For operators, that means new workflows and new costs. Training is not limited to pilots or dispatchers. It extends to the people responsible for maintaining the sim environment, updating the autonomy stack, and deciding when a model is ready for expanded field use. The more a company depends on simulation to accelerate deployment, the more disciplined it must become about version control, data governance, and scenario coverage.
The economics will decide whether the model scales
From an investor’s perspective, the appeal of the Isaac Sim and Blackwell approach is clear: faster development, better training data, and potentially less manual labeling. In a capital-intensive sector, anything that compresses iteration cycles can improve the odds of reaching a viable product before cash burn becomes a problem.

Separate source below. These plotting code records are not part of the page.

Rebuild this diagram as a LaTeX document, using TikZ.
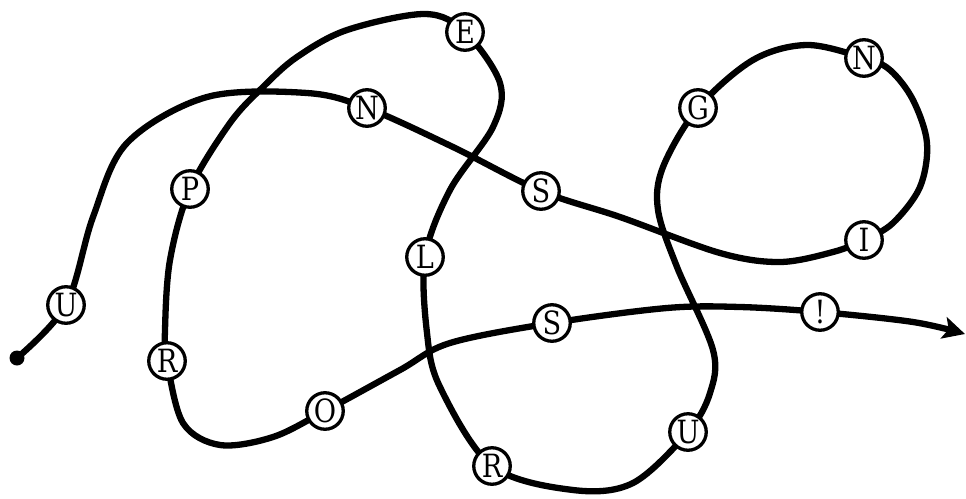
\documentclass[tikz,border=0pt]{standalone}
\usepackage{fontspec}
\setmainfont{DejaVu Serif}[FakeStretch=0.85]
\usetikzlibrary{arrows.meta}
\pgfdeclarelayer{bg}
\pgfsetlayers{bg,main}
\begin{document}
\begin{tikzpicture}[x=1pt,y=-1pt,
  letter/.style={circle,draw=black,line width=3.3pt,fill=white,minimum size=36.5pt,inner sep=0pt,font=\fontsize{32}{32}\selectfont},
  trail/.style={line width=6.3pt,line cap=round,line join=round},
  startdot/.style={circle,fill=black,minimum size=15pt,inner sep=0pt}]
\useasboundingbox (0,0) rectangle (966,498);
\node[startdot] (start) at (17,358) {};
\node[letter] (u1) at (66,305) {U};
\node[letter] (n1) at (367,108) {N};
\node[letter] (s1) at (541,191) {S};
\node[letter] (i) at (864,240) {I};
\node[letter] (n2) at (864,58) {N};
\node[letter] (g) at (698,108) {G};
\node[letter] (u2) at (688,432) {U};
\node[letter] (r2) at (492,466) {R};
\node[letter] (l) at (425,257) {L};
\node[letter] (e) at (465,32) {E};
\node[letter] (p) at (190,189) {P};
\node[letter] (r1) at (167,361) {R};
\node[letter] (o) at (325,411) {O};
\node[letter] (s2) at (552,323) {S};
\node[letter] (ex) at (820,312) {!};
\coordinate (end) at (965,334);
\begin{pgfonlayer}{bg}
\draw[trail,-{Stealth[length=22pt,width=22pt,inset=5pt]}] plot[smooth,tension=0.55] coordinates {
  (start.center) (u1.center) (93,217) (127,143) (207,97) (307,93) (n1.center)
  (453,147) (s1.center) (620,217) (720,253) (780,262) (833,252) (i.center)
  (893,223) (920,187) (927,143) (913,100) (890,70) (n2.center) (807,45) (753,60)
  (g.center) (663,167) (658,210) (677,267) (713,350) (710,393) (u2.center)
  (633,483) (573,490) (r2.center) (440,387) (427,333) (l.center)
  (450,190) (493,127) (500,83) (e.center) (425,14) (347,30) (297,57)
  (263,87) (230,123) (p.center) (170,260) (165,330) (r1.center)
  (183,423) (220,445) (273,437) (o.center) (400,370) (450,343)
  (s2.center) (667,308) (740,307) (ex.center) (913,322) (end)};
\end{pgfonlayer}
\end{tikzpicture}
\end{document}
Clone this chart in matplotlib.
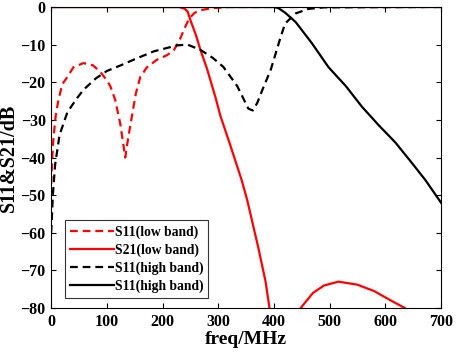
import numpy as np
import matplotlib
matplotlib.use("Agg")
import matplotlib.pyplot as plt

# S11 low band (red dashed)
s11_low_f = [0, 2, 4, 8, 13, 20, 29, 40, 58, 75, 88, 100, 106, 115, 124, 133, 138, 145, 152, 160, 172, 190, 208, 220, 230, 240, 248, 258, 270, 290, 320, 700]
s11_low_db = [-47, -40, -35, -29, -24.7, -20.5, -18.6, -16, -14.9, -15.5, -17.2, -19.5, -21, -24.7, -31, -40, -35, -29, -23, -18.6, -16, -14, -12.8, -11.5, -9, -5.5, -3, -1.5, -0.8, -0.3, 0, 0]

# S21 low band (red solid)
s21_low_f = [0, 230, 240, 245, 250, 260, 268, 280, 295, 304, 320, 342, 352, 372, 385, 392, 398, 440, 448, 470, 490, 516, 550, 580, 610, 635, 650]
s21_low_db = [0, 0, -0.5, -1.2, -3.5, -7.5, -11.4, -16.5, -24, -29, -36, -46, -51.3, -64, -73, -80, -86, -86, -80, -76, -74, -73, -73.8, -75.5, -78, -80, -82]

# S11 high band (black dashed)
s11_high_f = [0, 3, 7, 15, 29, 45, 58, 80, 100, 125, 148, 184, 226, 245, 268, 290, 309, 334, 354, 362, 370, 382, 394, 412, 420, 439, 462, 490, 700]
s11_high_db = [-60, -50, -42, -34, -28, -24.5, -22, -19, -17, -15.5, -14, -11.8, -10.2, -10, -11.4, -13.5, -15.9, -21, -27, -27.5, -25.5, -21, -16.8, -8, -4.4, -1.7, -0.5, -0.1, 0]

# S21 high band (black solid, labelled S11 in the original)
s21_high_f = [0, 400, 408, 420, 439, 468, 498, 529, 558, 588, 618, 648, 672, 700]
s21_high_db = [0, 0, -0.3, -1.5, -4, -9.6, -16, -21, -26.5, -31.4, -36, -41.5, -46, -52]

plt.rcParams['font.family'] = ['Liberation Serif', 'DejaVu Serif']
plt.rcParams['font.weight'] = 'bold'

fig = plt.figure(figsize=(4.57, 3.59), dpi=100)
ax = fig.add_axes([0.112, 0.142, 0.853, 0.8385])

dash = (3.5, 2.2)
ax.plot(s11_low_f, s11_low_db, color='r', lw=1.6, ls='--', dashes=dash, label='S11(low band)')
ax.plot(s21_low_f, s21_low_db, color='r', lw=1.6, ls='-', label='S21(low band)')
ax.plot(s11_high_f, s11_high_db, color='k', lw=1.6, ls='--', dashes=dash, label='S11(high band)')
ax.plot(s21_high_f, s21_high_db, color='k', lw=1.6, ls='-', label='S11(high band)')

ax.set_xlim(0, 700)
ax.set_ylim(-80, 0)
ax.set_xticks(np.arange(0, 701, 100))
ax.set_yticks(np.arange(-80, 1, 10))
ax.tick_params(direction='in', top=True, right=True, length=3.5, labelsize=11.5, width=0.8, pad=4)
for lab in ax.get_xticklabels() + ax.get_yticklabels():
    lab.set_fontweight('bold')

ax.set_xlabel('freq/MHz', fontsize=14, fontweight='bold', labelpad=1)
ax.set_ylabel('S11&S21/dB', fontsize=14.5, fontweight='bold', labelpad=1)

leg = ax.legend(loc='lower left', bbox_to_anchor=(0.036, 0.033), fontsize=9.8,
                frameon=True, fancybox=False, edgecolor='k', handlelength=3.2,
                handletextpad=0.1, borderpad=0.35, labelspacing=0.35, borderaxespad=0)
leg.get_frame().set_linewidth(0.8)
for t in leg.get_texts():
    t.set_fontweight('bold')

fig.savefig('out.png', dpi=100)
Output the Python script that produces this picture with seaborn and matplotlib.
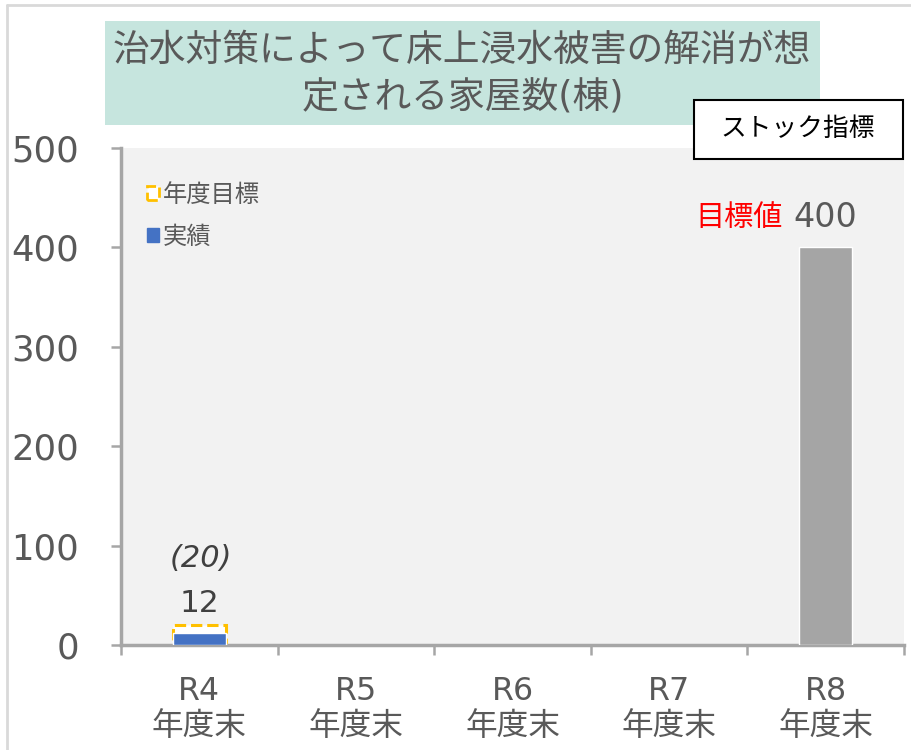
import numpy as np
import pandas as pd
import matplotlib
matplotlib.use('Agg')
import matplotlib.pyplot as plt
from matplotlib.patches import Rectangle, Patch
from matplotlib.lines import Line2D
import seaborn as sns

# --------------------------
# Data
# --------------------------
categories = ['R4\n年度末', 'R5\n年度末', 'R6\n年度末', 'R7\n年度末', 'R8\n年度末']
target_vals = [20, np.nan, np.nan, np.nan, np.nan]     # 年度目標
actual_vals = [12, np.nan, np.nan, np.nan, np.nan]     # 実績
goal_vals = [np.nan, np.nan, np.nan, np.nan, 400]      # 目標値
y_ticks = [0, 100, 200, 300, 400, 500]

title_line1 = '治水対策によって床上浸水被害の解消が想'
title_line2 = '定される家屋数(棟)'

TEXT = '#595959'
BLUE = '#4472C4'
GOLD = '#FFC000'
GREY_BAR = '#A5A5A5'

sns.set_theme(style='white')
# latin glyphs from DejaVu, japanese falls through to Noto CJK
plt.rcParams['font.family'] = ['DejaVu Sans', 'Noto Sans CJK JP']

df = pd.DataFrame({'cat': categories, 'target': target_vals,
                   'actual': actual_vals, 'goal': goal_vals})

fig = plt.figure(figsize=(9.12, 7.5), dpi=100)
ax = fig.add_axes([121 / 912, 1 - 645 / 750, 783 / 912, 497 / 750])
ax.set_facecolor('#F2F2F2')

bw = 0.34
sns.barplot(data=df, x='cat', y='target', order=categories, width=bw,
            color='white', edgecolor=GOLD, linestyle='--', linewidth=2.2,
            saturation=1, ax=ax, zorder=2)
sns.barplot(data=df, x='cat', y='actual', order=categories, width=bw,
            color=BLUE, saturation=1, ax=ax, zorder=3)
sns.barplot(data=df, x='cat', y='goal', order=categories, width=bw,
            color=GREY_BAR, saturation=1, ax=ax, zorder=3)

ax.set_xlim(-0.5, len(categories) - 0.5)
ax.set_ylim(0, 500)
ax.set_yticks(y_ticks)
ax.set_xlabel('')
ax.set_ylabel('')

for s in ['top', 'right']:
    ax.spines[s].set_visible(False)
for s in ['left', 'bottom']:
    ax.spines[s].set_color('#A6A6A6')
    ax.spines[s].set_linewidth(2.5)

ax.tick_params(axis='y', left=True, length=7, width=1.8, color='#A6A6A6',
               pad=23, labelsize=25.5, labelcolor=TEXT)
ax.tick_params(axis='x', which='major', length=0, pad=22, labelsize=22.8,
               labelcolor=TEXT)
ax.set_xticks(np.arange(-0.5, len(categories)), minor=True)
ax.tick_params(axis='x', which='minor', bottom=True, length=7, width=1.8,
               color='#A6A6A6')

# value labels
ax.text(0, actual_vals[0] + 30, f'{actual_vals[0]}', ha='center', va='center',
        fontsize=22.5, color='#404040')
ax.text(0.01, target_vals[0] + 67, f'({target_vals[0]})', ha='center', va='center',
        fontsize=22, color='#404040', style='italic')
ax.text(4, goal_vals[4] + 30, f'{goal_vals[4]}', ha='center', va='center',
        fontsize=24, color=TEXT)
ax.text(3.725, goal_vals[4] + 30, '目標値', ha='right', va='center',
        fontsize=21, color='#FF0000')

# legend
handles = [Patch(facecolor='white', edgecolor=GOLD, linestyle='--', linewidth=2),
           Patch(facecolor=BLUE, edgecolor=BLUE)]
ax.legend(handles, ['年度目標', '実績'], loc='upper left',
          bbox_to_anchor=(0.033, 0.93), frameon=False, fontsize=17.5,
          labelcolor=TEXT, handlelength=0.5, handleheight=0.5,
          handletextpad=0.15, labelspacing=0.75, borderpad=0, borderaxespad=0)

# title box
fig.add_artist(Rectangle((105 / 912, 1 - 125 / 750), 715 / 912, 104 / 750,
                         transform=fig.transFigure, facecolor='#C6E5DE',
                         edgecolor='none', zorder=0))
fig.text(462 / 912, 1 - 50 / 750, title_line1, ha='center', va='center',
         fontsize=26.5, color=TEXT)
fig.text(463 / 912, 1 - 98 / 750, title_line2, ha='center', va='center',
         fontsize=26.5, color=TEXT)

# stock indicator box
fig.add_artist(Rectangle((694 / 912, 1 - 159 / 750), 209 / 912, 59 / 750,
                         transform=fig.transFigure, facecolor='white',
                         edgecolor='black', linewidth=1.5, zorder=5))
fig.text(798 / 912, 1 - 129 / 750, 'ストック指標', ha='center', va='center',
         fontsize=18.5, color='black', zorder=6)

# outer border
fig.add_artist(Line2D([7 / 912, 7 / 912], [0, 1 - 5 / 750],
                      transform=fig.transFigure, color='#D9D9D9', linewidth=2))
fig.add_artist(Line2D([7 / 912, 1], [1 - 5 / 750, 1 - 5 / 750],
                      transform=fig.transFigure, color='#D9D9D9', linewidth=2))

fig.savefig('out.png', dpi=100)
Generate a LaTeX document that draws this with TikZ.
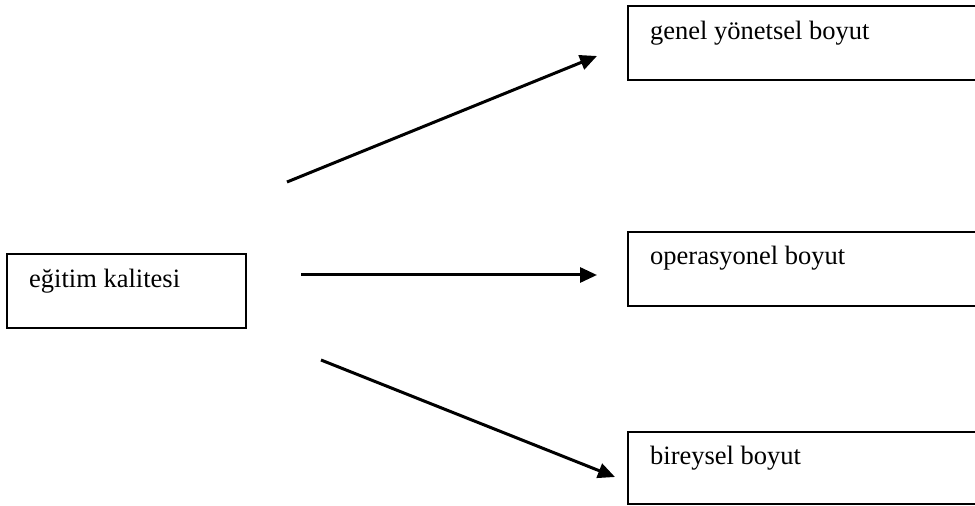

But the economics are not one-sided. High-fidelity simulation requires compute, data pipelines, model management, and ongoing calibration. Those costs do not disappear; they move earlier in the development cycle and can remain meaningful at scale. The same is true for field operations. Real-world deployment brings vehicle maintenance, site servicing, remote monitoring, compliance overhead, and exception handling.
So the ROI question is not whether simulation is useful. It is whether simulation lowers total cost enough to justify the system-wide investment. That depends on whether the company can show faster deployment milestones, fewer operational failures, and a path to repeatable service economics.
Investors should watch for evidence in three areas. One is the quality of the sim-to-field transition: does the system continue to perform when exposed to real operational variability? A second is throughput: can the company expand routes, sites, or use cases without the cost structure rising too quickly? The third is human intervention rate: if operators must constantly step in, the service may remain too labor-intensive to scale cleanly.
For now, the significance of Arrive AI’s Nvidia-backed simulation push is not that autonomous drone delivery is solved. It is that the development process is becoming more industrialized. That is a real step forward. But as with most physical AI, the market will ultimately reward deployment discipline more than simulation ambition.